Por P. Prisciliano Hernández Chávez, CORC.
La muerte es un hecho inexorable. Ante ella nos enfrentamos sin importar la ideología, la creencia, la fe, la edad, la condición social, la etnia. Todos hemos de morir, tarde o temprano; de enfermedad, de accidente o en manos de algún sicario.
Cuando un ser querido y entrañable muere, nos deja un gran vacío. Algo de él se queda con nosotros, algo de nosotros se lo lleva él. Quedamos como incompletos. No más sus miradas y su afecto envolvente; físicamente ha dejado de estar presente y cercano. Por eso las lágrimas inundan nuestros ojos, porque su ausencia nos traspasa el alma.
Ante el hecho de la muerte del amigo Lázaro (cf Jn 11,1-45), Jesús se conmueve profundamente hasta las lágrimas. Así también a nosotros nos acompaña en nuestro dolor, conmovido en verdad. Él sigue siendo profundamente humano; ahora se compadece de nuestras penas, nos acompaña con su cercanía y compasión; consufre con nosotros, nos compadece, es decir, padece con nosotros. Nada nuestro es ajeno para su Corazón. Es sensible y vulnerable a todo lo que nos afecta. Él no es ajeno a todo lo que nos pasa, menos ante el dolor de un ser querido nuestro que nos deja una estela de dolor.
Ante nuestro dolor compartido con él, nos invita a creer ‘que él es la resurrección y la vida; quien cree en él, aunque haya muerto vivirá’. Son palabras verdaderamente consoladoras. La resurrección de su amigo Lázaro nos muestra su poder ante la muerte y la vida.
La razón tiene demasiados límites para sobre pasar el hecho de la muerte ¿Qué hay más allá de esta vida? Cuando con frecuencia nos preocupamos más por el más acá y a veces vivimos, como si la vida la tendremos para siempre en esta dimensión temporal.
La fe en Jesús que es resurrección y vida, nos hace presente el destino feliz, nuestro y el de nuestros seres queridos.
Nuestro Dios, no es un Dios de muertos. Además, los difuntos, viven de otra manera, aguardando la resurrección definitiva. No están en un mundo etéreo como el sheol de los judíos.
Somos sumamente amados, ‘con amor eterno te amé’, le dice el Señor a Israel y a cada uno de nosotros en lo personal; nuestro destino final no es el sepulcro ni puede ser la nada.
‘Si con el amamos, viviremos con él’, ‘si con él sufrimos reinaremos con él’. La condición de la eternidad feliz es amar como Jesús amaba; amar en el Espíritu Santo quien acude a nuestro llamado en nuestra fragilidad.
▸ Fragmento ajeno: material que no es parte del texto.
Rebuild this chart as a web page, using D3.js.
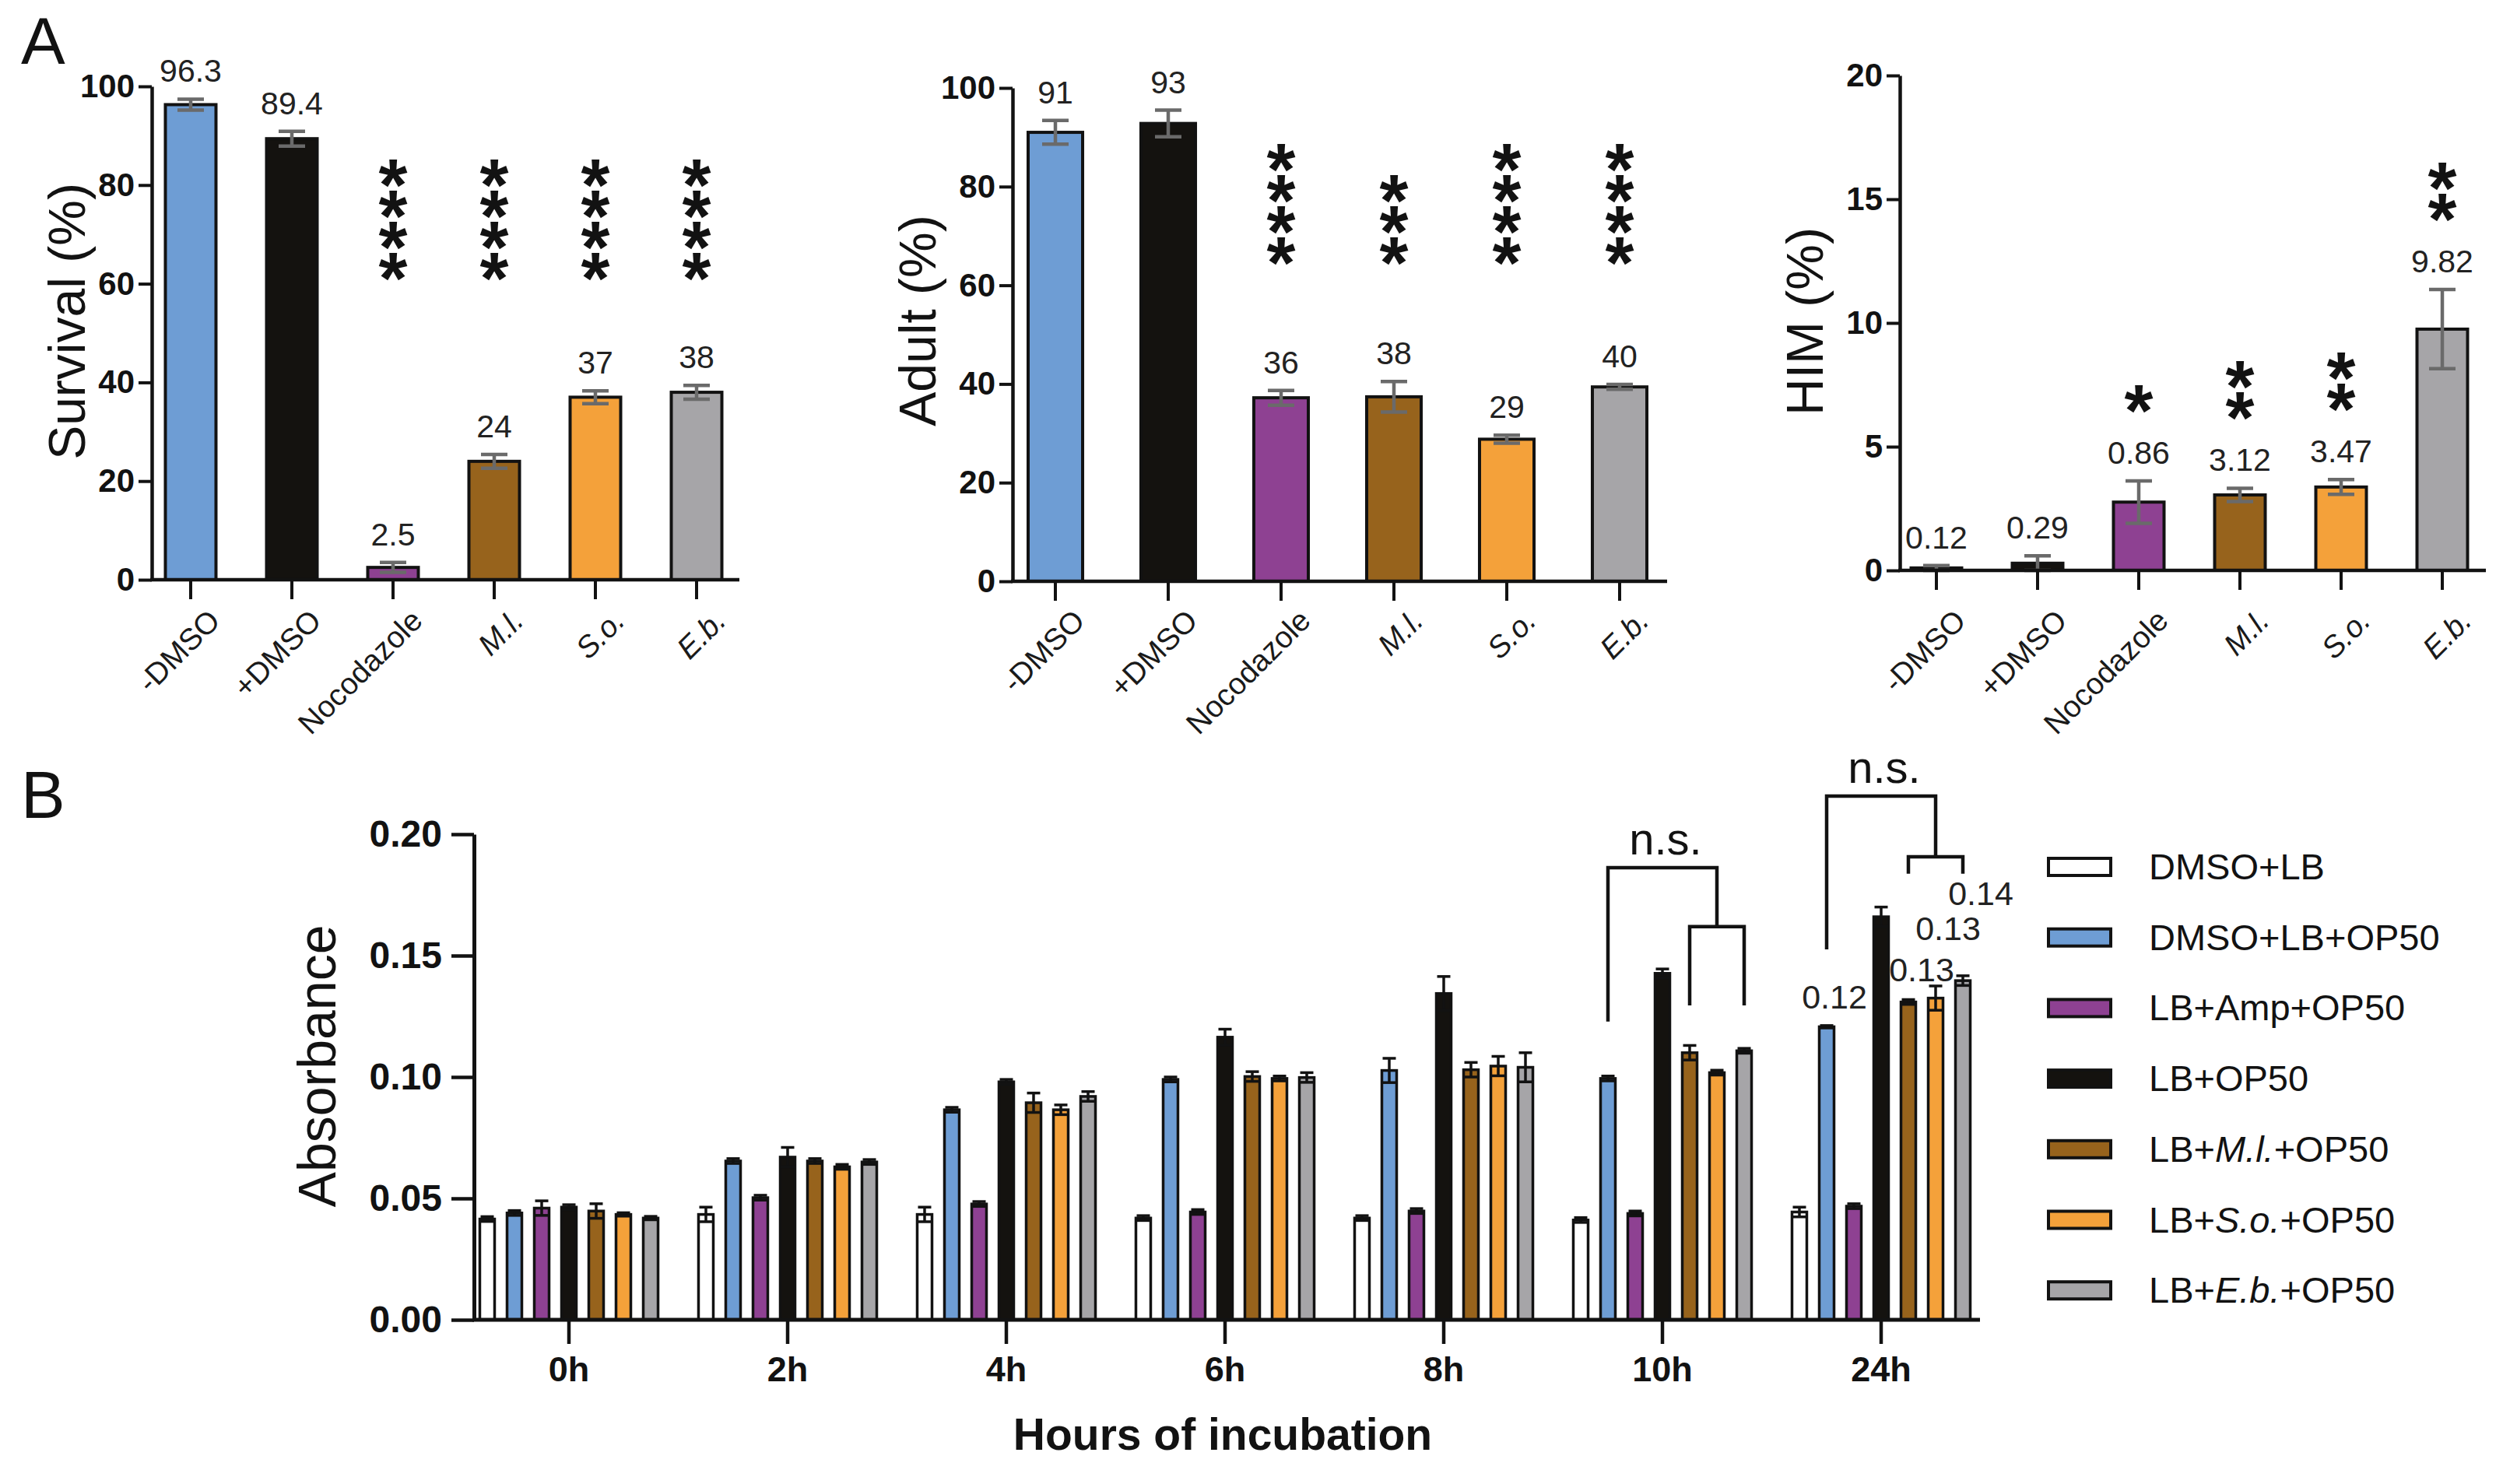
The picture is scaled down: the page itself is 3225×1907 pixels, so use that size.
<!DOCTYPE html>
<html>
<head>
<meta charset="utf-8">
<script src="https://cdn.jsdelivr.net/npm/d3@7"></script>
<style>
html, body { margin: 0; padding: 0; background: #fff; }
svg { display: block; font-family: "Liberation Sans", Arial, Helvetica, sans-serif; }
</style>
</head>
<body>
<svg id="fig" width="3225" height="1907"></svg>
<script>
'use strict';
// ---- panel A: worm assays
const groups = ['-DMSO', '+DMSO', 'Nocodazole', 'M.l.', 'S.o.', 'E.b.'];
const italicTokens = ['M.l.', 'S.o.', 'E.b.'];
const groupColors = ['#6e9dd4', '#14120f', '#8e4192', '#97631c', '#f4a13a', '#a6a5a8'];

const survivalValues = [96.3, 89.4, 2.5, 24, 37, 38];
const survivalErrors = [1.1, 1.5, 1.0, 1.4, 1.3, 1.4];
const survivalLabels = ['96.3', '89.4', '2.5', '24', '37', '38'];
const survivalStars = [0, 0, 4, 4, 4, 4];
const survivalTicks = [0, 20, 40, 60, 80, 100];

const adultValues = [91, 92.8, 37.2, 37.4, 28.8, 39.4];
const adultErrors = [2.4, 2.7, 1.5, 3.1, 0.8, 0.5];
const adultLabels = ['91', '93', '36', '38', '29', '40'];
const adultStars = [0, 0, 4, 3, 4, 4];
const adultTicks = [0, 20, 40, 60, 80, 100];

const himValues = [0.1, 0.29, 2.76, 3.05, 3.37, 9.75];
const himErrors = [0.1, 0.3, 0.86, 0.27, 0.3, 1.6];
const himLabels = ['0.12', '0.29', '0.86', '3.12', '3.47', '9.82'];
const himStars = [0, 0, 1, 2, 2, 2];
const himTicks = [0, 5, 10, 15, 20];

// ---- panel B: bacterial growth
const hours = ['0h', '2h', '4h', '6h', '8h', '10h', '24h'];
const treatments = ['DMSO+LB', 'DMSO+LB+OP50', 'LB+Amp+OP50', 'LB+OP50', 'LB+M.l.+OP50', 'LB+S.o.+OP50', 'LB+E.b.+OP50'];
const treatmentColors = ['#ffffff', '#6e9dd4', '#8e4192', '#14120f', '#97631c', '#f4a13a', '#a6a5a8'];

const dmsoLb = [0.0415, 0.0434, 0.0434, 0.0419, 0.0419, 0.0411, 0.0444];
const dmsoLbOp50 = [0.0440, 0.0654, 0.0865, 0.0990, 0.1027, 0.0994, 0.1207];
const lbAmpOp50 = [0.0460, 0.0503, 0.0477, 0.0444, 0.0448, 0.0438, 0.0468];
const lbOp50 = [0.0464, 0.0670, 0.0980, 0.1164, 0.1344, 0.1427, 0.1660];
const lbMlOp50 = [0.0448, 0.0654, 0.0894, 0.1002, 0.1030, 0.1100, 0.1309];
const lbSoOp50 = [0.0434, 0.0630, 0.0865, 0.0994, 0.1045, 0.1018, 0.1325];
const lbEbOp50 = [0.0419, 0.0650, 0.0920, 0.0998, 0.1040, 0.1108, 0.1397];

const dmsoLbErr = [0.001, 0.003, 0.003, 0.001, 0.001, 0.001, 0.002];
const dmsoLbOp50Err = [0.001, 0.001, 0.001, 0.001, 0.005, 0.001, 0.0005];
const lbAmpOp50Err = [0.003, 0.001, 0.001, 0.001, 0.001, 0.001, 0.001];
const lbOp50Err = [0.001, 0.004, 0.001, 0.0033, 0.007, 0.0018, 0.004];
const lbMlOp50Err = [0.003, 0.001, 0.004, 0.002, 0.003, 0.003, 0.001];
const lbSoOp50Err = [0.0007, 0.001, 0.002, 0.001, 0.004, 0.001, 0.005];
const lbEbOp50Err = [0.0007, 0.001, 0.002, 0.002, 0.006, 0.001, 0.002];

const absTicks = [0, 0.05, 0.10, 0.15, 0.20];
const lateLabels = ['0.12', '0.13', '0.13', '0.14'];

const absorbance = [dmsoLb, dmsoLbOp50, lbAmpOp50, lbOp50, lbMlOp50, lbSoOp50, lbEbOp50];
const absErrors = [dmsoLbErr, dmsoLbOp50Err, lbAmpOp50Err, lbOp50Err, lbMlOp50Err, lbSoOp50Err, lbEbOp50Err];

const svg = d3.select('#fig');
const INK = '#121212';

// writes a label, putting species abbreviations in italics
function richText(sel, str) {
  const tok = italicTokens.find(t => str.includes(t));
  if (!tok) { sel.text(str); return; }
  const i = str.indexOf(tok);
  [[str.slice(0, i), false], [tok, true], [str.slice(i + tok.length), false]]
    .filter(p => p[0])
    .forEach(p => sel.append('tspan').attr('font-style', p[1] ? 'italic' : null).text(p[0]));
}

function barPanel(p) {
  const x = d3.scaleBand().domain(groups).range(p.xRange)
    .paddingInner(p.pad[0]).paddingOuter(p.pad[1]);
  const y = d3.scaleLinear().domain([0, p.max]).range(p.yRange);
  const g = svg.append('g');
  const cx = i => x(groups[i]) + x.bandwidth() / 2;

  g.selectAll('rect.bar').data(p.values).join('rect')
    .attr('class', 'bar')
    .attr('x', (d, i) => x(groups[i]))
    .attr('width', x.bandwidth())
    .attr('y', d => y(d))
    .attr('height', d => y(0) - y(d))
    .attr('fill', (d, i) => groupColors[i])
    .attr('stroke', INK)
    .attr('stroke-width', 4);

  // error bars
  const eb = g.selectAll('g.err').data(p.values).join('g').attr('class', 'err')
    .attr('stroke', '#6a6a6a').attr('stroke-width', 4.5);
  eb.append('line')
    .attr('x1', (d, i) => cx(i)).attr('x2', (d, i) => cx(i))
    .attr('y1', (d, i) => y(Math.max(0, d - p.errors[i]))).attr('y2', (d, i) => y(d + p.errors[i]));
  [1, -1].forEach(s => {
    eb.append('line')
      .attr('x1', (d, i) => cx(i) - 17).attr('x2', (d, i) => cx(i) + 17)
      .attr('y1', (d, i) => y(Math.max(0, d + s * p.errors[i])))
      .attr('y2', (d, i) => y(Math.max(0, d + s * p.errors[i])));
  });

  // value labels
  const labelY = i => y(p.values[i] + p.errors[i]) - 22;
  g.selectAll('text.val').data(p.labels).join('text')
    .attr('class', 'val')
    .attr('x', (d, i) => cx(i))
    .attr('y', (d, i) => labelY(i))
    .attr('text-anchor', 'middle')
    .attr('font-size', 41)
    .attr('fill', '#222')
    .text(d => d);

  // significance stars: one run of asterisks per bar, laid out downwards
  // with each glyph turned back upright
  p.stars.forEach((n, i) => {
    if (!n) return;
    const base = p.starBase != null ? p.starBase : labelY(i) - 90;
    const top = base - (n - 1) * 40;
    g.append('text')
      .attr('transform', `translate(${cx(i) - 18.5},${top + 54}) rotate(90)`)
      .attr('x', d3.range(n).map(k => k * 40).join(' '))
      .attr('y', 0)
      .attr('rotate', -90)
      .attr('font-size', 95)
      .attr('font-weight', 'bold')
      .attr('fill', INK)
      .text('*'.repeat(n));
  });

  // y axis
  const ya = g.append('g')
    .attr('transform', `translate(${p.axisX},0)`)
    .call(d3.axisLeft(y).tickValues(p.ticks).tickSize(17).tickPadding(5).tickSizeOuter(0));
  ya.select('.domain').attr('stroke', INK).attr('stroke-width', 4.5);
  ya.selectAll('.tick line').attr('stroke', INK).attr('stroke-width', 4);
  ya.selectAll('.tick text')
    .attr('font-family', '"Liberation Sans", Arial, sans-serif')
    .attr('font-size', 42).attr('font-weight', 'bold').attr('fill', INK);

  // x axis
  const xa = g.append('g')
    .attr('transform', `translate(0,${y(0)})`)
    .call(d3.axisBottom(x).tickSize(25).tickSizeOuter(0));
  xa.select('.domain').remove();
  xa.selectAll('.tick text').remove();
  xa.selectAll('.tick line').attr('stroke', INK).attr('stroke-width', 4);
  g.append('line')
    .attr('x1', p.axisX - 2).attr('x2', p.axisEnd)
    .attr('y1', y(0)).attr('y2', y(0))
    .attr('stroke', INK).attr('stroke-width', 4.5);

  groups.forEach((name, i) => {
    const t = g.append('text')
      .attr('transform', `translate(${cx(i) + 40},800) rotate(-45)`)
      .attr('text-anchor', 'end')
      .attr('font-size', 39)
      .attr('fill', '#1a1a1a');
    richText(t, name);
  });

  // axis title
  g.append('text')
    .attr('transform', `translate(${p.titleX},${p.titleY}) rotate(-90)`)
    .attr('text-anchor', 'middle')
    .attr('font-size', 66)
    .attr('fill', INK)
    .text(p.title);
}

barPanel({
  values: survivalValues, errors: survivalErrors, labels: survivalLabels, stars: survivalStars,
  ticks: survivalTicks, max: 100, title: 'Survival (%)',
  xRange: [180, 960], pad: [0.5, 0.25], yRange: [745, 111],
  axisX: 195, axisEnd: 950, titleX: 109, titleY: 413, starBase: 336
});
barPanel({
  values: adultValues, errors: adultErrors, labels: adultLabels, stars: adultStars,
  ticks: adultTicks, max: 100, title: 'Adult (%)',
  xRange: [1283.5, 2153.5], pad: [0.517, 0.2586], yRange: [747, 113],
  axisX: 1301, axisEnd: 2142, titleX: 1202, titleY: 412, starBase: 316
});
barPanel({
  values: himValues, errors: himErrors, labels: himLabels, stars: himStars,
  ticks: himTicks, max: 20, title: 'HIM (%)',
  xRange: [2423, 3203], pad: [0.5, 0.25], yRange: [733, 97],
  axisX: 2441, axisEnd: 3194, titleX: 2342, titleY: 413, starBase: null
});

// ---- panel B
(function growthPanel() {
  const x0 = d3.scaleBand().domain(hours).range([590.5, 2557.5]).paddingInner(0.128).paddingOuter(0.064);
  const x1 = d3.scaleBand().domain(treatments).range([0, x0.bandwidth()]).paddingInner(0.457).paddingOuter(0.2286);
  const y = d3.scaleLinear().domain([0, 0.2]).range([1696, 1072]);
  const g = svg.append('g');
  const bx = (h, t) => x0(hours[h]) + x1(treatments[t]) + x1.bandwidth() / 2;

  const cells = [];
  hours.forEach((h, hi) => treatments.forEach((t, ti) => {
    cells.push({ hi, ti, v: absorbance[ti][hi], e: absErrors[ti][hi] });
  }));

  g.selectAll('rect.bar').data(cells).join('rect')
    .attr('x', d => bx(d.hi, d.ti) - x1.bandwidth() / 2)
    .attr('width', x1.bandwidth())
    .attr('y', d => y(d.v))
    .attr('height', d => y(0) - y(d.v))
    .attr('fill', d => treatmentColors[d.ti])
    .attr('stroke', INK)
    .attr('stroke-width', 3.5);

  const eb = g.selectAll('g.err').data(cells).join('g')
    .attr('stroke', INK).attr('stroke-width', 3.5);
  eb.append('line')
    .attr('x1', d => bx(d.hi, d.ti)).attr('x2', d => bx(d.hi, d.ti))
    .attr('y1', d => y(d.v - d.e)).attr('y2', d => y(d.v + d.e));
  [1, -1].forEach(s => {
    eb.append('line')
      .attr('x1', d => bx(d.hi, d.ti) - 8.5).attr('x2', d => bx(d.hi, d.ti) + 8.5)
      .attr('y1', d => y(d.v + s * d.e)).attr('y2', d => y(d.v + s * d.e));
  });

  // y axis
  const ya = g.append('g')
    .attr('transform', 'translate(609,0)')
    .call(d3.axisLeft(y).tickValues(absTicks).tickFormat(d3.format('.2f'))
      .tickSize(29).tickPadding(12).tickSizeOuter(0));
  ya.select('.domain').attr('stroke', INK).attr('stroke-width', 5);
  ya.selectAll('.tick line').attr('stroke', INK).attr('stroke-width', 4.5);
  ya.selectAll('.tick text')
    .attr('font-family', '"Liberation Sans", Arial, sans-serif')
    .attr('font-size', 48).attr('font-weight', 'bold').attr('fill', INK);

  // x axis
  const xa = g.append('g')
    .attr('transform', 'translate(0,1696)')
    .call(d3.axisBottom(x0).tickSize(31).tickPadding(48).tickSizeOuter(0));
  xa.select('.domain').remove();
  xa.selectAll('.tick line').attr('stroke', INK).attr('stroke-width', 4.5);
  xa.selectAll('.tick text')
    .attr('dy', 0)
    .attr('y', 79)
    .attr('font-family', '"Liberation Sans", Arial, sans-serif')
    .attr('font-size', 45).attr('font-weight', 'bold').attr('fill', INK);
  g.append('line')
    .attr('x1', 607).attr('x2', 2544).attr('y1', 1696).attr('y2', 1696)
    .attr('stroke', INK).attr('stroke-width', 5);

  g.append('text')
    .attr('x', 1571).attr('y', 1863)
    .attr('text-anchor', 'middle')
    .attr('font-size', 57).attr('font-weight', 'bold').attr('fill', INK)
    .text('Hours of incubation');
  g.append('text')
    .attr('transform', 'translate(431,1370) rotate(-90)')
    .attr('text-anchor', 'middle')
    .attr('font-size', 68).attr('fill', INK)
    .text('Absorbance');

  // n.s. brackets: left leg over one bar, right leg over a sub-bracket
  const brackets = [
    { h: 5, left: 1, from: 4, to: 6, top: 0.1862, leftEnd: 0.1228, sub: 0.1619, subEnd: 0.1295 },
    { h: 6, left: 1, from: 4, to: 6, top: 0.2157, leftEnd: 0.1526, sub: 0.1907, subEnd: 0.1837 }
  ];
  brackets.forEach(b => {
    const xl = bx(b.h, b.left), xa1 = bx(b.h, b.from), xa2 = bx(b.h, b.to);
    const xr = (xa1 + xa2) / 2;
    g.append('path')
      .attr('d', `M${xl},${y(b.leftEnd)}V${y(b.top)}H${xr}V${y(b.sub)}`)
      .attr('fill', 'none').attr('stroke', INK).attr('stroke-width', 4.5);
    g.append('path')
      .attr('d', `M${xa1},${y(b.subEnd)}V${y(b.sub)}H${xa2}V${y(b.subEnd)}`)
      .attr('fill', 'none').attr('stroke', INK).attr('stroke-width', 4.5);
    g.append('text')
      .attr('x', (xl + xr) / 2 + 4).attr('y', y(b.top) - 17)
      .attr('text-anchor', 'middle')
      .attr('font-size', 58).attr('fill', INK)
      .text('n.s.');
  });

  // 24h values, staggered above the bars
  const lateSeries = [1, 4, 5, 6];
  const lateOffsets = [[10, -22], [17, -23], [16, -59], [23, -91]];
  lateLabels.forEach((lab, k) => {
    const ti = lateSeries[k];
    g.append('text')
      .attr('x', bx(6, ti) + lateOffsets[k][0])
      .attr('y', y(absorbance[ti][6] + absErrors[ti][6]) + lateOffsets[k][1])
      .attr('text-anchor', 'middle')
      .attr('font-size', 43).attr('fill', '#222')
      .text(lab);
  });

  // legend
  const lg = g.append('g');
  treatments.forEach((t, i) => {
    const cy = 1114 + i * 90.7;
    lg.append('rect')
      .attr('x', 2632).attr('y', cy - 11).attr('width', 80).attr('height', 22)
      .attr('fill', treatmentColors[i]).attr('stroke', INK).attr('stroke-width', 4);
    const tx = lg.append('text')
      .attr('x', 2761).attr('y', cy + 16)
      .attr('font-size', 47).attr('fill', INK);
    richText(tx, t);
  });
})();

// panel letters
svg.append('text').attr('x', 27).attr('y', 82).attr('font-size', 85).attr('fill', INK).text('A');
svg.append('text').attr('x', 27).attr('y', 1051).attr('font-size', 85).attr('fill', INK).text('B');
</script>
</body>
</html>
Nuestros seres queridos, quienes se han dormido en el Señor, están siendo vivificados de otra manera, mientras enterramos sus cuerpos o son cremados.
Ante la muerte, los que creemos que Jesús es la resurrección y la vida, aunque las lágrimas no cesen, nos viene el consuelo de Jesús, ‘cum solus’, acompaña al que se siente solo.
Si morimos en Jesús, entramos en el Reino de Dios, -el Cielo, que es su presencia, su descanso. Él nos abraza en su ser divino para que nuestro gozo sea eterno en participación plena de su ser.
Nos envolverán amorosamente para siempre las tres divina personas: el Padre quien en el Hijo nos engendrará eternamente; en vinculación con la humanidad santísima de Jesús, como puerta para tener acceso siempre al Padre, en gozo del mutuo don, el Espíritu Santo, el Beso y el Abrazo que constituye la tercera persona divina.
En la gloria se dará el dinamismo interpersonal divino con todos los Bienaventurados, con la Beatísima Virgen María y los Santos Ángeles, en el gozo inefable de la comunión de personas.